| Supplied information |
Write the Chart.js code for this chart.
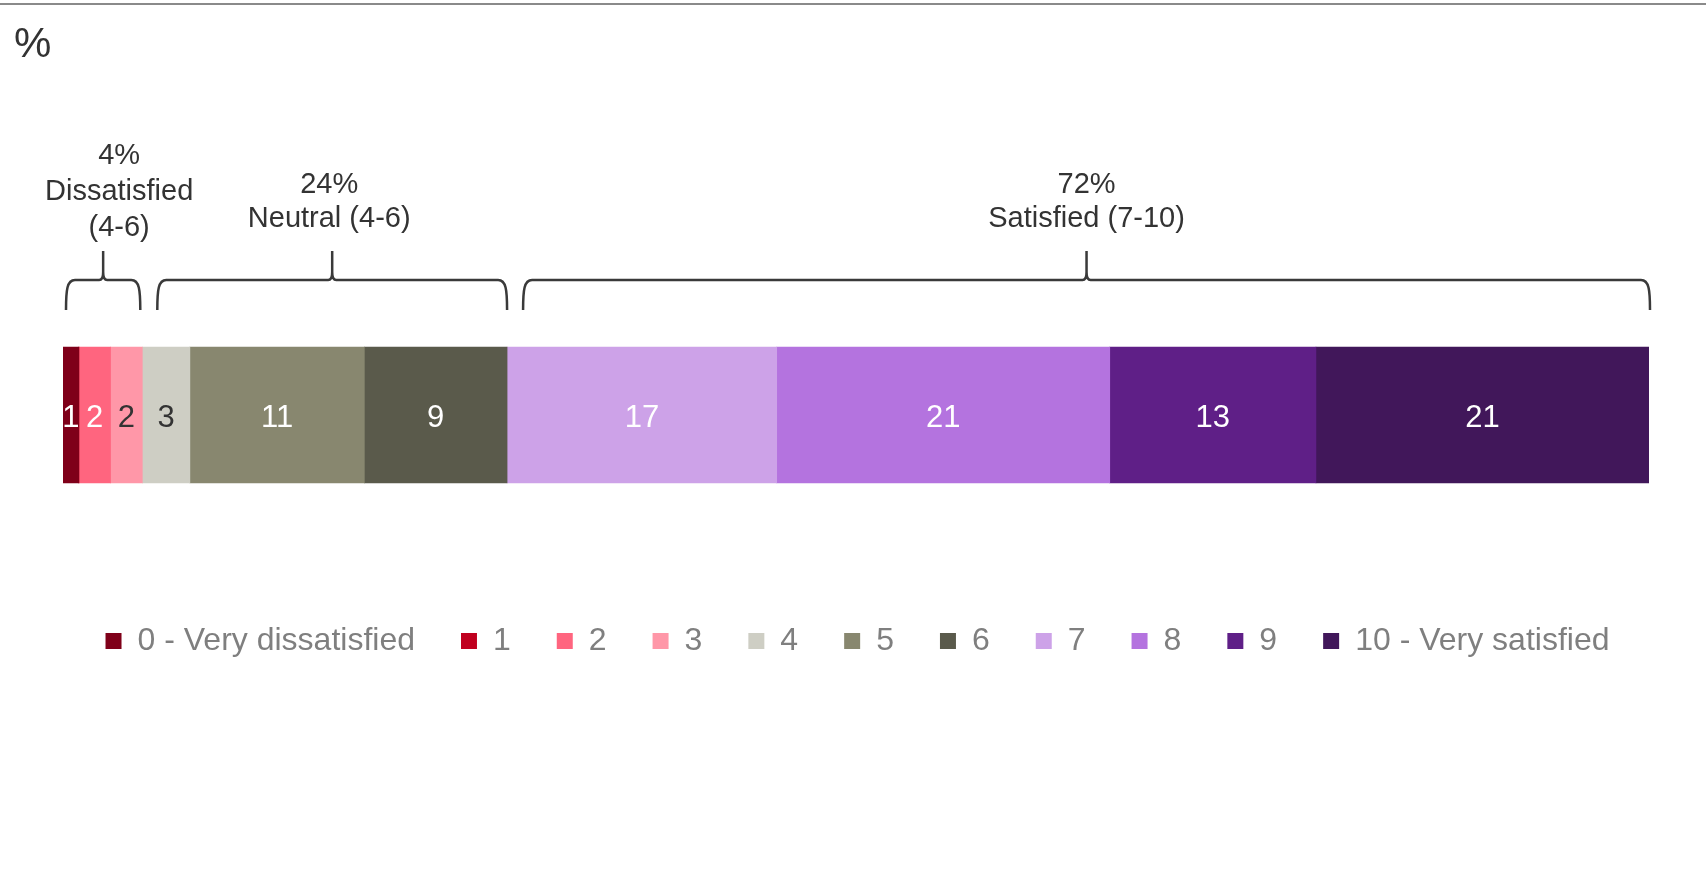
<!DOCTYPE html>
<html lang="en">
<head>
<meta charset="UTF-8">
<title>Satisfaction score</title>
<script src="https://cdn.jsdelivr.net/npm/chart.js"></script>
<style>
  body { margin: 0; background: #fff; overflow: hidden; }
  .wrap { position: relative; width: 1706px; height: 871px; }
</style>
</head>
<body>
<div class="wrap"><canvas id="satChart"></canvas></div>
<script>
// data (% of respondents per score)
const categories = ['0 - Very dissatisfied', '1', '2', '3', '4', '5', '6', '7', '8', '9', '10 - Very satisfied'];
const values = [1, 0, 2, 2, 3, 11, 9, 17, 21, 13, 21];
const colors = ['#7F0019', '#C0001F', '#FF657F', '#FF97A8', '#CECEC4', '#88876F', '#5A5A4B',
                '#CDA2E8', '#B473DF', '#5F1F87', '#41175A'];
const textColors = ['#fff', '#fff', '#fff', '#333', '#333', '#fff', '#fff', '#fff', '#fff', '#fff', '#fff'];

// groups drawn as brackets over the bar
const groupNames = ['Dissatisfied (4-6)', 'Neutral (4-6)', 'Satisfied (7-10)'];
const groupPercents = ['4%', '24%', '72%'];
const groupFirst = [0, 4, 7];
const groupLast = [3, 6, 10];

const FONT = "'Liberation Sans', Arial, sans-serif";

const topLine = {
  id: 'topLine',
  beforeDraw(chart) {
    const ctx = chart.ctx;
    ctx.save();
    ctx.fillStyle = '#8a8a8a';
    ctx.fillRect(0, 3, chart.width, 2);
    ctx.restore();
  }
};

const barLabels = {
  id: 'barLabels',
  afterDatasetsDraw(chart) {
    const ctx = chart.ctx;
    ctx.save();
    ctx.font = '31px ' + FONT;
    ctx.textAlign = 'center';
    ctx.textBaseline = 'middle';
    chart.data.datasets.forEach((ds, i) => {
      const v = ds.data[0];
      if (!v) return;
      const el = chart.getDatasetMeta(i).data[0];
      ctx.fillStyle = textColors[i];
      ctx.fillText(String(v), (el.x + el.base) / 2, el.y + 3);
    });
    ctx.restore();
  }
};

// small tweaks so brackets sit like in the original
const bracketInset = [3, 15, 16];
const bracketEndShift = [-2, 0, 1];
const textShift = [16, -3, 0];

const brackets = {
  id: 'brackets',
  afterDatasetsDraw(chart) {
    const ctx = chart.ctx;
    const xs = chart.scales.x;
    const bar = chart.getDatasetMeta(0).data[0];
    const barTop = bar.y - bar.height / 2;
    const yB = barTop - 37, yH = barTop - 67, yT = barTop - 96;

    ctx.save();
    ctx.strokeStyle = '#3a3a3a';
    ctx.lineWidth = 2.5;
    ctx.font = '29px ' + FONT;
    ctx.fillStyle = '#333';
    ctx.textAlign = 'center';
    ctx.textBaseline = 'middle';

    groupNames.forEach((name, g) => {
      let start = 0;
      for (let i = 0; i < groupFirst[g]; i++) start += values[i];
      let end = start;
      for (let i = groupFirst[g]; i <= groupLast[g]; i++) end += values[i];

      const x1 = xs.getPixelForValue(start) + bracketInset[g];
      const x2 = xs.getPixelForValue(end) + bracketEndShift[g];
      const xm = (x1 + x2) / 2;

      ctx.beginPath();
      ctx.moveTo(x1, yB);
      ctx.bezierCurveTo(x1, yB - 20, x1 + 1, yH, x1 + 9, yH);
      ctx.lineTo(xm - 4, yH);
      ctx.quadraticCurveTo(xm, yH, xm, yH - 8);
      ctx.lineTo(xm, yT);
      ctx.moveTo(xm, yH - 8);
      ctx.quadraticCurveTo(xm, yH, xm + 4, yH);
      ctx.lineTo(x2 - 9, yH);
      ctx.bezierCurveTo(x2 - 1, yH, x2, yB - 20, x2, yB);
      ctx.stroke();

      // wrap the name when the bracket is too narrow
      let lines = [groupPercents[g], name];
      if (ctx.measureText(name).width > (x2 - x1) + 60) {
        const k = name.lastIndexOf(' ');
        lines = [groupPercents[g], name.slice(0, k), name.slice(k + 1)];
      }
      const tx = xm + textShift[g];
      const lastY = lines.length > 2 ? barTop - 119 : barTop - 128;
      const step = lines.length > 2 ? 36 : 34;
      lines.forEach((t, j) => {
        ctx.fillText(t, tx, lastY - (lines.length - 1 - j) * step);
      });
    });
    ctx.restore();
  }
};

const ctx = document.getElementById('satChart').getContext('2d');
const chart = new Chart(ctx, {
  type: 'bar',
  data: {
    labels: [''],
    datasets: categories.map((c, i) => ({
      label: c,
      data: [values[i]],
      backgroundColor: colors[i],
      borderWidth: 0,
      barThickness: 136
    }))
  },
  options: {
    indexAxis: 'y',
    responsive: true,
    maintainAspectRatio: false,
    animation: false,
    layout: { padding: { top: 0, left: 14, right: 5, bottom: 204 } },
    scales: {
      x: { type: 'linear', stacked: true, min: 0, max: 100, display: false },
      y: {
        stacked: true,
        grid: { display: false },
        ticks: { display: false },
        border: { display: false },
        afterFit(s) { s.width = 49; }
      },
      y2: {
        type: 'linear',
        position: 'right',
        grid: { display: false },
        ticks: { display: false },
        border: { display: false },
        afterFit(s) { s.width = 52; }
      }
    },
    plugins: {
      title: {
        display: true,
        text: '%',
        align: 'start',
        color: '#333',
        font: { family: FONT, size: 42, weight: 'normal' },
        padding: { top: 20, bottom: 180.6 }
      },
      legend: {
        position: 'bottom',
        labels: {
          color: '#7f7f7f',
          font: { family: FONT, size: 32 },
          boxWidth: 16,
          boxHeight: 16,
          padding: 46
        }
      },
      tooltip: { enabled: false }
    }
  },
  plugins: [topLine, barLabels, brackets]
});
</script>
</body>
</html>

| What to work on |
Copy all the lines of data exactly as they appear, dropping any images.

| The completed task |
Write the Chart.js code for this chart.
<!DOCTYPE html>
<html lang="en">
<head>
<meta charset="UTF-8">
<title>Satisfaction score</title>
<script src="https://cdn.jsdelivr.net/npm/chart.js"></script>
<style>
  body { margin: 0; background: #fff; overflow: hidden; }
  .wrap { position: relative; width: 1706px; height: 871px; }
</style>
</head>
<body>
<div class="wrap"><canvas id="satChart"></canvas></div>
<script>
// data (% of respondents per score)
const categories = ['0 - Very dissatisfied', '1', '2', '3', '4', '5', '6', '7', '8', '9', '10 - Very satisfied'];
const values = [1, 0, 2, 2, 3, 11, 9, 17, 21, 13, 21];
const colors = ['#7F0019', '#C0001F', '#FF657F', '#FF97A8', '#CECEC4', '#88876F', '#5A5A4B',
                '#CDA2E8', '#B473DF', '#5F1F87', '#41175A'];
const textColors = ['#fff', '#fff', '#fff', '#333', '#333', '#fff', '#fff', '#fff', '#fff', '#fff', '#fff'];

// groups drawn as brackets over the bar
const groupNames = ['Dissatisfied (4-6)', 'Neutral (4-6)', 'Satisfied (7-10)'];
const groupPercents = ['4%', '24%', '72%'];
const groupFirst = [0, 4, 7];
const groupLast = [3, 6, 10];

const FONT = "'Liberation Sans', Arial, sans-serif";

const topLine = {
  id: 'topLine',
  beforeDraw(chart) {
    const ctx = chart.ctx;
    ctx.save();
    ctx.fillStyle = '#8a8a8a';
    ctx.fillRect(0, 3, chart.width, 2);
    ctx.restore();
  }
};

const barLabels = {
  id: 'barLabels',
  afterDatasetsDraw(chart) {
    const ctx = chart.ctx;
    ctx.save();
    ctx.font = '31px ' + FONT;
    ctx.textAlign = 'center';
    ctx.textBaseline = 'middle';
    chart.data.datasets.forEach((ds, i) => {
      const v = ds.data[0];
      if (!v) return;
      const el = chart.getDatasetMeta(i).data[0];
      ctx.fillStyle = textColors[i];
      ctx.fillText(String(v), (el.x + el.base) / 2, el.y + 3);
    });
    ctx.restore();
  }
};

// small tweaks so brackets sit like in the original
const bracketInset = [3, 15, 16];
const bracketEndShift = [-2, 0, 1];
const textShift = [16, -3, 0];

const brackets = {
  id: 'brackets',
  afterDatasetsDraw(chart) {
    const ctx = chart.ctx;
    const xs = chart.scales.x;
    const bar = chart.getDatasetMeta(0).data[0];
    const barTop = bar.y - bar.height / 2;
    const yB = barTop - 37, yH = barTop - 67, yT = barTop - 96;

    ctx.save();
    ctx.strokeStyle = '#3a3a3a';
    ctx.lineWidth = 2.5;
    ctx.font = '29px ' + FONT;
    ctx.fillStyle = '#333';
    ctx.textAlign = 'center';
    ctx.textBaseline = 'middle';

    groupNames.forEach((name, g) => {
      let start = 0;
      for (let i = 0; i < groupFirst[g]; i++) start += values[i];
      let end = start;
      for (let i = groupFirst[g]; i <= groupLast[g]; i++) end += values[i];

      const x1 = xs.getPixelForValue(start) + bracketInset[g];
      const x2 = xs.getPixelForValue(end) + bracketEndShift[g];
      const xm = (x1 + x2) / 2;

      ctx.beginPath();
      ctx.moveTo(x1, yB);
      ctx.bezierCurveTo(x1, yB - 20, x1 + 1, yH, x1 + 9, yH);
      ctx.lineTo(xm - 4, yH);
      ctx.quadraticCurveTo(xm, yH, xm, yH - 8);
      ctx.lineTo(xm, yT);
      ctx.moveTo(xm, yH - 8);
      ctx.quadraticCurveTo(xm, yH, xm + 4, yH);
      ctx.lineTo(x2 - 9, yH);
      ctx.bezierCurveTo(x2 - 1, yH, x2, yB - 20, x2, yB);
      ctx.stroke();

      // wrap the name when the bracket is too narrow
      let lines = [groupPercents[g], name];
      if (ctx.measureText(name).width > (x2 - x1) + 60) {
        const k = name.lastIndexOf(' ');
        lines = [groupPercents[g], name.slice(0, k), name.slice(k + 1)];
      }
      const tx = xm + textShift[g];
      const lastY = lines.length > 2 ? barTop - 119 : barTop - 128;
      const step = lines.length > 2 ? 36 : 34;
      lines.forEach((t, j) => {
        ctx.fillText(t, tx, lastY - (lines.length - 1 - j) * step);
      });
    });
    ctx.restore();
  }
};

const ctx = document.getElementById('satChart').getContext('2d');
const chart = new Chart(ctx, {
  type: 'bar',
  data: {
    labels: [''],
    datasets: categories.map((c, i) => ({
      label: c,
      data: [values[i]],
      backgroundColor: colors[i],
      borderWidth: 0,
      barThickness: 136
    }))
  },
  options: {
    indexAxis: 'y',
    responsive: true,
    maintainAspectRatio: false,
    animation: false,
    layout: { padding: { top: 0, left: 14, right: 5, bottom: 204 } },
    scales: {
      x: { type: 'linear', stacked: true, min: 0, max: 100, display: false },
      y: {
        stacked: true,
        grid: { display: false },
        ticks: { display: false },
        border: { display: false },
        afterFit(s) { s.width = 49; }
      },
      y2: {
        type: 'linear',
        position: 'right',
        grid: { display: false },
        ticks: { display: false },
        border: { display: false },
        afterFit(s) { s.width = 52; }
      }
    },
    plugins: {
      title: {
        display: true,
        text: '%',
        align: 'start',
        color: '#333',
        font: { family: FONT, size: 42, weight: 'normal' },
        padding: { top: 20, bottom: 180.6 }
      },
      legend: {
        position: 'bottom',
        labels: {
          color: '#7f7f7f',
          font: { family: FONT, size: 32 },
          boxWidth: 16,
          boxHeight: 16,
          padding: 46
        }
      },
      tooltip: { enabled: false }
    }
  },
  plugins: [topLine, barLabels, brackets]
});
</script>
</body>
</html>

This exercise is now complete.